-- Start --

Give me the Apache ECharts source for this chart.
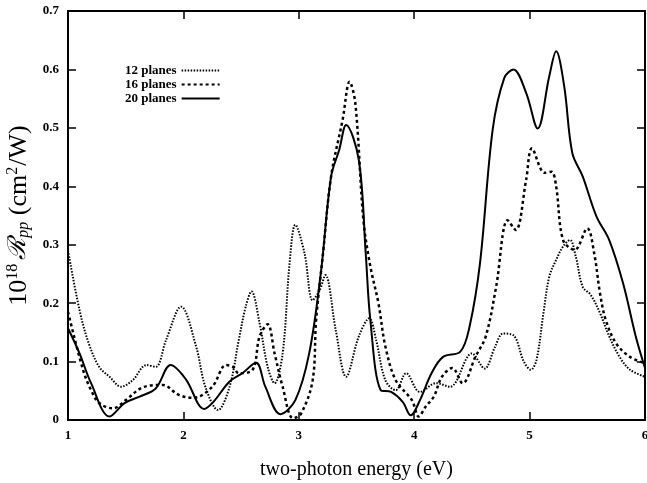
<!DOCTYPE html>
<html>
<head>
<meta charset="utf-8">
<script src="https://cdn.jsdelivr.net/npm/echarts@6/dist/echarts.min.js"></script>
<style>
    html, body { margin: 0; padding: 0; background: #fff; }
    #chart { width: 647px; height: 483px; }
</style>
</head>
<body>
<div id="chart"></div>
<script>
// photon energy (eV) / response values
const x12 = [1.0, 1.10, 1.18, 1.27, 1.36, 1.46, 1.56, 1.68, 1.76, 1.85, 1.98, 2.11, 2.19, 2.30, 2.40, 2.48, 2.54, 2.59, 2.66, 2.73,
    2.79, 2.86, 2.92, 2.97, 3.05, 3.12, 3.18, 3.23, 3.32, 3.41, 3.52, 3.61, 3.67, 3.75, 3.84, 3.93, 4.05, 4.19, 4.31, 4.50,
    4.61, 4.70, 4.77, 4.86, 4.95, 5.01, 5.06, 5.12, 5.17, 5.23, 5.29, 5.35, 5.40, 5.46, 5.53, 5.61, 5.69, 5.78, 5.87, 6.0];
const y12 = [0.29, 0.188, 0.131, 0.091, 0.074, 0.057, 0.068, 0.094, 0.091, 0.137, 0.194, 0.126, 0.057, 0.017, 0.057, 0.137, 0.194, 0.22, 0.166, 0.091,
    0.063, 0.114, 0.268, 0.334, 0.285, 0.205, 0.222, 0.248, 0.154, 0.074, 0.143, 0.174, 0.137, 0.068, 0.051, 0.08, 0.048, 0.063, 0.057, 0.114,
    0.088, 0.125, 0.148, 0.145, 0.10, 0.086, 0.103, 0.183, 0.245, 0.274, 0.297, 0.308, 0.28, 0.228, 0.214, 0.183, 0.143, 0.108, 0.086, 0.074];

const x16 = [1.0, 1.13, 1.20, 1.27, 1.39, 1.50, 1.65, 1.82, 1.96, 2.09, 2.25, 2.37, 2.43, 2.48, 2.60, 2.66, 2.73, 2.79, 2.86, 2.95,
    3.02, 3.12, 3.15, 3.21, 3.28, 3.38, 3.44, 3.49, 3.56, 3.62, 3.69, 3.75, 3.84, 3.98, 4.04, 4.10, 4.17, 4.24, 4.33, 4.42,
    4.53, 4.62, 4.71, 4.81, 4.88, 4.97, 5.02, 5.13, 5.19, 5.23, 5.29, 5.39, 5.50, 5.56, 5.61, 5.66, 5.75, 5.87, 6.0];
const y16 = [0.185, 0.086, 0.051, 0.029, 0.02, 0.034, 0.056, 0.06, 0.043, 0.038, 0.057, 0.094, 0.091, 0.08, 0.086, 0.143, 0.164, 0.114, 0.057, 0.003,
    0.011, 0.068, 0.171, 0.285, 0.417, 0.514, 0.579, 0.542, 0.342, 0.263, 0.2, 0.126, 0.068, 0.034, 0.006, 0.023, 0.04, 0.074, 0.089, 0.063,
    0.108, 0.143, 0.228, 0.342, 0.325, 0.411, 0.465, 0.423, 0.425, 0.4, 0.308, 0.291, 0.328, 0.285, 0.217, 0.171, 0.131, 0.108, 0.097];

const x20 = [1.0, 1.10, 1.20, 1.36, 1.49, 1.62, 1.76, 1.89, 2.02, 2.18, 2.26, 2.40, 2.51, 2.63, 2.71, 2.84, 2.97, 3.09, 3.19, 3.28,
    3.35, 3.41, 3.52, 3.58, 3.62, 3.71, 3.80, 3.90, 3.97, 4.05, 4.15, 4.25, 4.40, 4.48, 4.57, 4.68, 4.78, 4.86, 4.97, 5.07,
    5.17, 5.23, 5.30, 5.37, 5.46, 5.58, 5.69, 5.81, 5.92, 6.0];
const y20 = [0.157, 0.114, 0.063, 0.006, 0.029, 0.040, 0.054, 0.094, 0.070, 0.019, 0.031, 0.066, 0.080, 0.098, 0.057, 0.01, 0.034, 0.114, 0.25, 0.417,
    0.462, 0.505, 0.445, 0.285, 0.171, 0.051, 0.048, 0.031, 0.008, 0.034, 0.08, 0.108, 0.117, 0.16, 0.268, 0.497, 0.585, 0.60, 0.56, 0.499,
    0.588, 0.631, 0.571, 0.457, 0.417, 0.348, 0.308, 0.234, 0.143, 0.089];

const seriesNames = ['12 planes', '16 planes', '20 planes'];

function pairs(xs, ys) {
    return xs.map(function (x, i) { return [x, ys[i]]; });
}

let chart = echarts.init(document.getElementById('chart'));

const serif = 'Liberation Serif';
const tickLabel = { color: '#000', fontFamily: serif, fontWeight: 'bold', fontSize: 13 };
const frame = { show: true, onZero: false, lineStyle: { color: '#000', width: 2 } };
const tick = { inside: true, length: 8, lineStyle: { color: '#000', width: 1.5 } };

option = {
    backgroundColor: '#fff',
    animation: false,
    grid: { left: 68, top: 11, right: 2, bottom: 63, outerBoundsMode: 'none', containLabel: false },
    legend: {
        orient: 'vertical',
        left: 120,
        top: 59,
        align: 'right',
        itemWidth: 38,
        itemHeight: 10,
        itemGap: 1,
        data: seriesNames,
        itemStyle: { opacity: 0 },
        textStyle: { color: '#000', fontFamily: serif, fontWeight: 'bold', fontSize: 13, lineHeight: 12 }
    },
    xAxis: [{
        type: 'value',
        min: 1,
        max: 6,
        interval: 1,
        name: 'two-photon energy (eV)',
        nameLocation: 'middle',
        nameGap: 40,
        nameTextStyle: { color: '#000', fontFamily: serif, fontSize: 20 },
        axisLine: frame,
        axisTick: tick,
        axisLabel: Object.assign({ margin: 9 }, tickLabel),
        splitLine: { show: false }
    }, {
        type: 'value',
        position: 'top',
        min: 1,
        max: 6,
        interval: 1,
        axisLine: frame,
        axisTick: tick,
        axisLabel: { show: false },
        splitLine: { show: false }
    }],
    yAxis: [{
        type: 'value',
        min: 0,
        max: 0.7,
        interval: 0.1,
        name: '{n|10}{s|18}{r|ℛ}{sb|pp}{n| (cm}{s|2}{n|/W)}',
        nameLocation: 'middle',
        nameGap: 34,
        nameRotate: 90,
        nameTextStyle: {
            color: '#000',
            rich: {
                n: { fontFamily: serif, fontSize: 26, color: '#000' },
                s: { fontFamily: serif, fontSize: 16, color: '#000', verticalAlign: 'top', padding: [0, 1, 13, 0] },
                r: { fontFamily: 'DejaVu Serif', fontStyle: 'italic', fontSize: 25, color: '#000', padding: [0, 0, 0, 3] },
                sb: { fontFamily: serif, fontStyle: 'italic', fontSize: 16, color: '#000', padding: [10, 0, 0, 0] }
            }
        },
        axisLine: frame,
        axisTick: tick,
        axisLabel: Object.assign({ margin: 9 }, tickLabel),
        splitLine: { show: false }
    }, {
        type: 'value',
        position: 'right',
        min: 0,
        max: 0.7,
        interval: 0.1,
        axisLine: frame,
        axisTick: tick,
        axisLabel: { show: false },
        splitLine: { show: false }
    }],
    series: [
        {
            name: seriesNames[0],
            type: 'line',
            data: pairs(x12, y12),
            symbol: 'none',
            smooth: 0.35,
            lineStyle: { color: '#000', width: 2, type: [1.5, 1.5] },
            itemStyle: { color: '#000' }
        },
        {
            name: seriesNames[1],
            type: 'line',
            data: pairs(x16, y16),
            symbol: 'none',
            smooth: 0.35,
            lineStyle: { color: '#000', width: 2.5, type: [3, 3] },
            itemStyle: { color: '#000' }
        },
        {
            name: seriesNames[2],
            type: 'line',
            data: pairs(x20, y20),
            symbol: 'none',
            smooth: 0.35,
            lineStyle: { color: '#000', width: 2 },
            itemStyle: { color: '#000' }
        }
    ]
};

chart.setOption(option);
</script>
</body>
</html>
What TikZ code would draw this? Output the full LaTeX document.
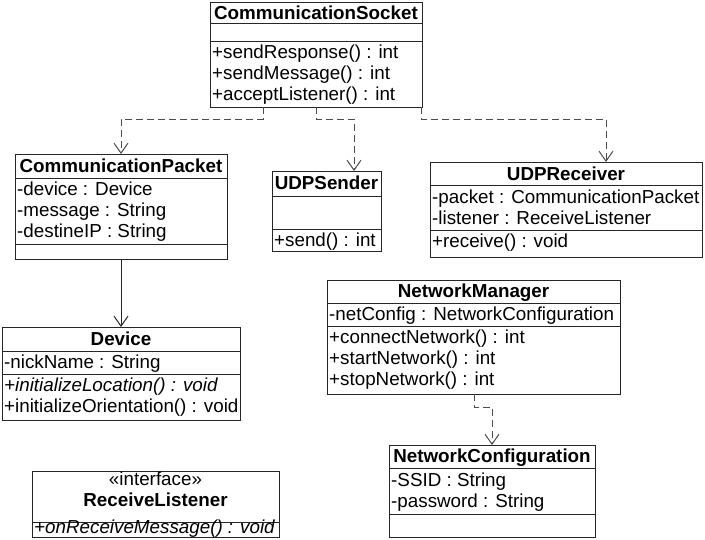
\documentclass[tikz,border=0pt]{standalone}
\usepackage{fontspec}
\setmainfont{Liberation Sans}
\usetikzlibrary{arrows.meta}
\begin{document}
\begin{tikzpicture}[x=1pt,y=-1pt,
  box/.style={draw=black!85, line width=1pt, anchor=north west, inner sep=0, outer sep=0},
  sep/.style={draw=black!85, line width=1pt},
  txt/.style={anchor=base west, inner sep=0, font=\fontsize{18.8}{21}\selectfont},
  itxt/.style={txt, font=\fontsize{18.8}{21}\selectfont\itshape},
  ttl/.style={anchor=base, inner sep=0, font=\fontsize{18.8}{21}\selectfont\bfseries},
  ster/.style={anchor=base, inner sep=0, font=\fontsize{18.8}{21}\selectfont},
  dep/.style={draw=black!70, line width=1pt, dash pattern=on 7pt off 4pt, -{Straight Barb[length=10pt,width=14pt]}},
  assoc/.style={draw=black!85, line width=1pt, -{Straight Barb[length=10pt,width=14pt]}}]
\useasboundingbox (0,0) rectangle (705,539);

% CommunicationSocket
\node[box, minimum width=212pt, minimum height=105pt] (cs) at (210,2) {};
\draw[sep] (210,23) -- (422,23);
\draw[sep] (210,41) -- (422,41);
\node[ttl] (cst) at (316,19) {CommunicationSocket};
\node[txt] (csm1) at (212,58.5) {+sendResponse() : int};
\node[txt] (csm2) at (212,79.5) {+sendMessage() : int};
\node[txt] (csm3) at (212,100.5) {+acceptListener() : int};

% CommunicationPacket
\node[box, minimum width=212pt, minimum height=105pt] (cp) at (15,154) {};
\draw[sep] (15,178) -- (227,178);
\draw[sep] (15,244) -- (227,244);
\node[ttl] (cpt) at (121,172) {CommunicationPacket};
\node[txt] (cpa1) at (17,195) {-device : Device};
\node[txt] (cpa2) at (17,216) {-message : String};
\node[txt] (cpa3) at (17,237) {-destineIP : String};

% Device
\node[box, minimum width=238pt, minimum height=93pt] (dev) at (2,327) {};
\draw[sep] (2,351) -- (240,351);
\draw[sep] (2,374) -- (240,374);
\node[ttl] (devt) at (121,345) {Device};
\node[txt] (deva1) at (4,368) {-nickName : String};
\node[itxt] (devm1) at (4,391) {+initializeLocation() : void};
\node[txt] (devm2) at (4,412) {+initializeOrientation() : void};

% UDPSender
\node[box, minimum width=109pt, minimum height=80pt] (us) at (272,171) {};
\draw[sep] (272,196) -- (381,196);
\draw[sep] (272,229) -- (381,229);
\node[ttl] (ust) at (326.5,189) {UDPSender};
\node[txt] (usm1) at (274,246) {+send() : int};

% UDPReceiver
\node[box, minimum width=272pt, minimum height=95pt] (ur) at (430,162) {};
\draw[sep] (430,185) -- (702,185);
\draw[sep] (430,230) -- (702,230);
\node[ttl] (urt) at (566,180) {UDPReceiver};
\node[txt] (ura1) at (432,203) {-packet : CommunicationPacket};
\node[txt] (ura2) at (432,224) {-listener : ReceiveListener};
\node[txt] (urm1) at (432,247) {+receive() : void};

% NetworkManager
\node[box, minimum width=293pt, minimum height=114pt] (nm) at (327,280) {};
\draw[sep] (327,303) -- (620,303);
\draw[sep] (327,326) -- (620,326);
\node[ttl] (nmt) at (473.5,297.5) {NetworkManager};
\node[txt] (nma1) at (329,320) {-netConfig : NetworkConfiguration};
\node[txt] (nmm1) at (329,343) {+connectNetwork() : int};
\node[txt] (nmm2) at (329,364) {+startNetwork() : int};
\node[txt] (nmm3) at (329,385) {+stopNetwork() : int};

% NetworkConfiguration
\node[box, minimum width=206pt, minimum height=92pt] (nc) at (389,445) {};
\draw[sep] (389,468) -- (595,468);
\draw[sep] (389,514) -- (595,514);
\node[ttl] (nct) at (492,462.5) {NetworkConfiguration};
\node[txt] (nca1) at (391,486) {-SSID : String};
\node[txt] (nca2) at (391,507) {-password : String};

% ReceiveListener
\node[box, minimum width=247pt, minimum height=66pt] (rl) at (32,471) {};
\draw[sep] (32,522) -- (279,522);
\node[ster] (rls) at (155.5,485) {«interface»};
\node[ttl] (rlt) at (155.5,506) {ReceiveListener};
\node[itxt] (rlm1) at (34,533) {+onReceiveMessage() : void};

% connectors
\draw[dep] ([xshift=53pt]cs.south west) -- ++(0,12) -| (cp.north);
\draw[dep] ([xshift=106pt]cs.south west) -- ++(0,12) -| ([xshift=27.5pt]us.north);
\draw[dep] ([xshift=-1pt]cs.south east) -- ++(0,12) -| ([xshift=40pt]ur.north);
\draw[assoc] (cp.south) -- (dev.north);
\draw[dep] ([xshift=147pt]nm.south west) -- ++(0,13) -| (nc.north);
\end{tikzpicture}
\end{document}
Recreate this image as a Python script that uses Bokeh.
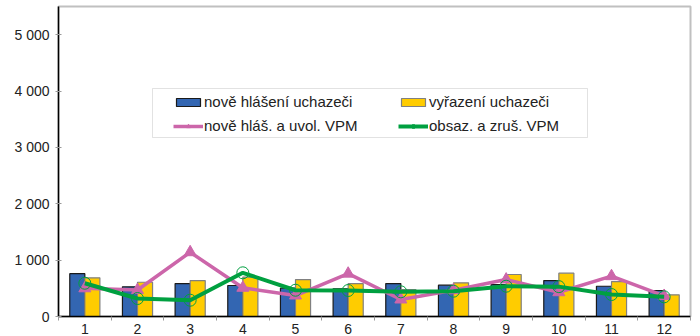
from bokeh.plotting import figure
from bokeh.models import FixedTicker, Legend, LegendItem, ColumnDataSource, Range1d, BoxAnnotation
from bokeh.embed import file_html
from bokeh.resources import INLINE
from bokeh.transform import dodge

months = [1, 2, 3, 4, 5, 6, 7, 8, 9, 10, 11, 12]
month_labels = ["1", "2", "3", "4", "5", "6", "7", "8", "9", "10", "11", "12"]
new_applicants = [760, 527, 585, 550, 502, 491, 585, 555, 567, 638, 537, 461]
removed_applicants = [686, 608, 638, 700, 656, 585, 479, 597, 745, 768, 620, 385]
new_vacancies = [500, 470, 1140, 509, 372, 760, 301, 466, 656, 430, 715, 365]
filled_vacancies = [590, 319, 289, 775, 466, 461, 438, 449, 537, 530, 390, 349]
y_ticks = [0, 1000, 2000, 3000, 4000, 5000]
y_tick_labels = ["0", "1 000", "2 000", "3 000", "4 000", "5 000"]

src = ColumnDataSource(dict(month=months, new_app=new_applicants, rem_app=removed_applicants,
                            new_vac=new_vacancies, fill_vac=filled_vacancies))

p = figure(frame_width=632, frame_height=310, output_backend="svg", toolbar_location=None,
           x_range=Range1d(0.5, 12.5), y_range=Range1d(0, 5500),
           min_border_left=58, min_border_right=8, min_border_top=6, min_border_bottom=19)
p.xgrid.visible = False
p.ygrid.visible = False
p.outline_line_color = "#c0c0c0"
p.outline_line_width = 2
p.background_fill_color = "white"
p.border_fill_color = "white"

FONT = "Liberation Sans"

b1 = p.vbar(x=dodge("month", -0.143), top="new_app", width=0.286, source=src,
            fill_color="#3366B2", line_color="#1a1a1a", line_width=1.2)
b2 = p.vbar(x=dodge("month", 0.143), top="rem_app", width=0.286, source=src,
            fill_color="#FFCC00", line_color="#808080", line_width=1.2)

pink = "#CC66AA"
green = "#00A040"
l1 = p.line("month", "new_vac", source=src, line_color=pink, line_width=3.5)
m1 = p.scatter("month", "new_vac", source=src, marker="triangle", size=12,
               fill_color=pink, line_color=pink)
l2 = p.line("month", "fill_vac", source=src, line_color=green, line_width=4)
m2 = p.scatter("month", "fill_vac", source=src, marker="circle", size=12,
               fill_alpha=0, line_color=green, line_width=1)

# axes
xa = p.xaxis[0]
xa.ticker = FixedTicker(ticks=months, minor_ticks=[m - 0.5 for m in months] + [12.5])
xa.major_label_overrides = {m: l for m, l in zip(months, month_labels)}
xa.major_tick_out = 0
xa.major_tick_in = 0
xa.minor_tick_out = 4
xa.minor_tick_in = 0
xa.minor_tick_line_color = "#999999"
xa.axis_line_color = "black"
xa.axis_line_width = 1.5
xa.major_label_text_font = FONT
xa.major_label_text_font_size = "14px"
xa.major_label_text_color = "#222222"
xa.major_label_standoff = 3

ya = p.yaxis[0]
ya.ticker = FixedTicker(ticks=y_ticks)
ya.major_label_overrides = {t: l for t, l in zip(y_ticks, y_tick_labels)}
ya.major_tick_out = 3
ya.major_tick_in = 3
ya.major_tick_line_color = "#999999"
ya.minor_tick_line_color = None
ya.axis_line_color = "black"
ya.axis_line_width = 1.5
ya.major_label_text_font = FONT
ya.major_label_text_font_size = "14px"
ya.major_label_text_color = "#222222"
ya.major_label_standoff = 6

# legend frame box (screen units, relative to the plot frame)
frame_box = BoxAnnotation(left=94, right=529, top=228, bottom=179,
                          left_units="screen", right_units="screen",
                          top_units="screen", bottom_units="screen",
                          fill_color="white", fill_alpha=1,
                          line_color="#a0a0a0", line_width=1, level="annotation")
p.add_layout(frame_box)

legend = Legend(items=[
    LegendItem(label="nově hlášení uchazeči", renderers=[b1]),
    LegendItem(label="nově hláš. a uvol. VPM", renderers=[l1, m1]),
    LegendItem(label="vyřazení uchazeči", renderers=[b2]),
    LegendItem(label="obsaz. a zruš. VPM", renderers=[l2, m2]),
], ncols=2, location=(115, 182))
legend.border_line_color = None
legend.background_fill_alpha = 0
legend.label_text_font = FONT
legend.label_text_font_size = "15px"
legend.label_text_color = "#222222"
legend.glyph_width = 30
legend.glyph_height = 10
legend.label_standoff = 1
legend.label_width = 187
legend.spacing = 7
legend.padding = 2
legend.margin = 0
p.add_layout(legend, "center")

open("out.html", "w").write(file_html(p, INLINE))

-- End --

EXERCISE BRIEF - From the listing above, return each line with the word "this".

EXPECTED OUTPUT -
Give me the Apache ECharts source for this chart.
What TikZ code would draw this? Output the full LaTeX document.
Recreate this image as a Python script that uses Bokeh.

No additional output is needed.